ITEMS:
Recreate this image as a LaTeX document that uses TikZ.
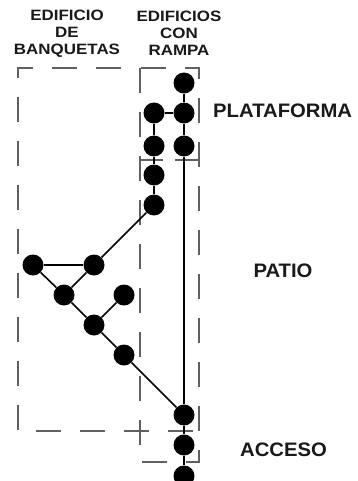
\documentclass[tikz,border=0pt]{standalone}
\usepackage{fontspec}
\newfontfamily\headfont[FakeStretch=1.13]{Liberation Sans Bold}
\newfontfamily\labfont[FakeStretch=1.04]{Liberation Sans Bold}
\begin{document}
\begin{tikzpicture}[x=1pt,y=-1pt,
  dot/.style={circle,fill=black,inner sep=0pt,minimum size=21pt},
  conn/.style={line width=1.6pt,black},
  zone/.style={line width=1.3pt,gray!75!black,dash pattern=on 25pt off 19pt},
  head/.style={font=\headfont\fontsize{15}{15.5}\selectfont,align=center,inner sep=0pt,text=black!90},
  lab/.style={font=\labfont\fontsize{19.5}{20}\selectfont,inner sep=0pt,text=black!90}]
\useasboundingbox (0,0) rectangle (358,481);
% zones
\draw[zone,dash phase=25pt] (140,68) -- (18,68) -- (18,431) -- (199,431);
\draw[zone] (140,68) -- (140,462) -- (199,462) -- (199,68) -- cycle;
\draw[line width=1.3pt,gray!75!black] (140,160) -- (163,160) (175,160) -- (199,160);
% headings
\node[head] (hb) at (67,33.5) {EDIFICIO\\[1.5pt]DE\\[1.5pt]BANQUETAS};
\node[head] (hr) at (179,33.5) {EDIFICIOS\\[1.5pt]CON\\[1.5pt]RAMPA};
\node[lab,anchor=west] (pl) at (213,111) {PLATAFORMA};
\node[lab] (pa) at (283,271) {PATIO};
\node[lab,anchor=west] (ac) at (240,450) {ACCESO};
% nodes
\node[dot] (r1) at (184,83) {};
\node[dot] (r2) at (184,113) {};
\node[dot] (r3) at (184,146) {};
\node[dot] (l1) at (154,113) {};
\node[dot] (l2) at (154,146) {};
\node[dot] (l3) at (154,175) {};
\node[dot] (l4) at (154,205) {};
\node[dot] (t1) at (33,265) {};
\node[dot] (t2) at (94,265) {};
\node[dot] (t3) at (64,295) {};
\node[dot] (t4) at (124,295) {};
\node[dot] (t5) at (94,325) {};
\node[dot] (t6) at (124,355) {};
\node[dot] (a1) at (184,415) {};
\node[dot] (a2) at (184,445) {};
\node[dot] (a3) at (184,476) {};
% connectors
\draw[conn] (r1) -- (r2);
\draw[conn] (r2) -- (r3);
\draw[conn] (r3) -- (a1);
\draw[conn] (a1) -- (a2);
\draw[conn] (a2) -- (a3);
\draw[conn] (l1) -- (r2);
\draw[conn] (l1) -- (l2);
\draw[conn] (l2) -- (l3);
\draw[conn] (l3) -- (l4);
\draw[conn] (l4) -- (t2);
\draw[conn] (t1) -- (t2);
\draw[conn] (t1) -- (t3);
\draw[conn] (t2) -- (t3);
\draw[conn] (t3) -- (t5);
\draw[conn] (t4) -- (t5);
\draw[conn] (t5) -- (t6);
\draw[conn] (t6) -- (a1);
\end{tikzpicture}
\end{document}
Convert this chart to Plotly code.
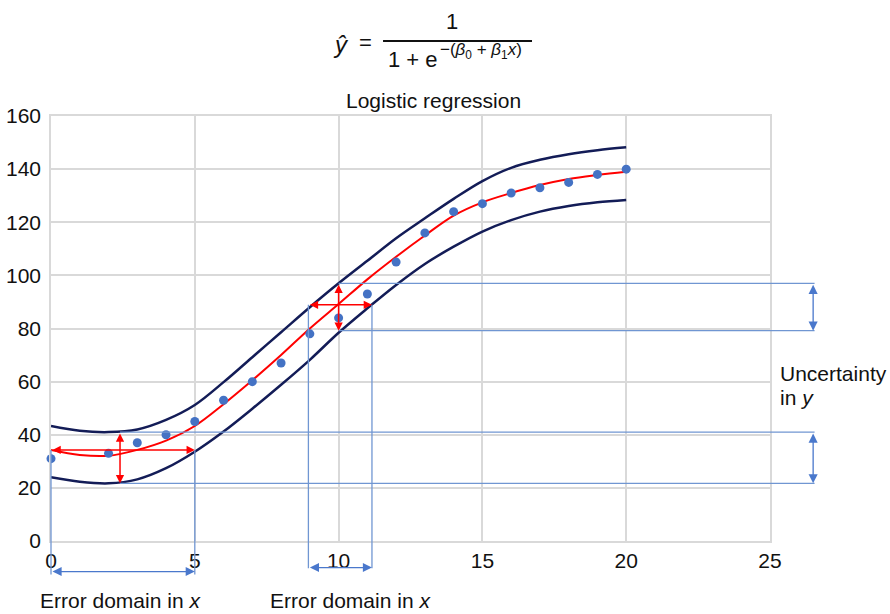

AIM OF THE EXERCISE: Copy every line above in which the string "this" shows up.

EXERCISE OUTPUT:
Recreate this image as a LaTeX document that uses TikZ.
Convert this chart to Plotly code.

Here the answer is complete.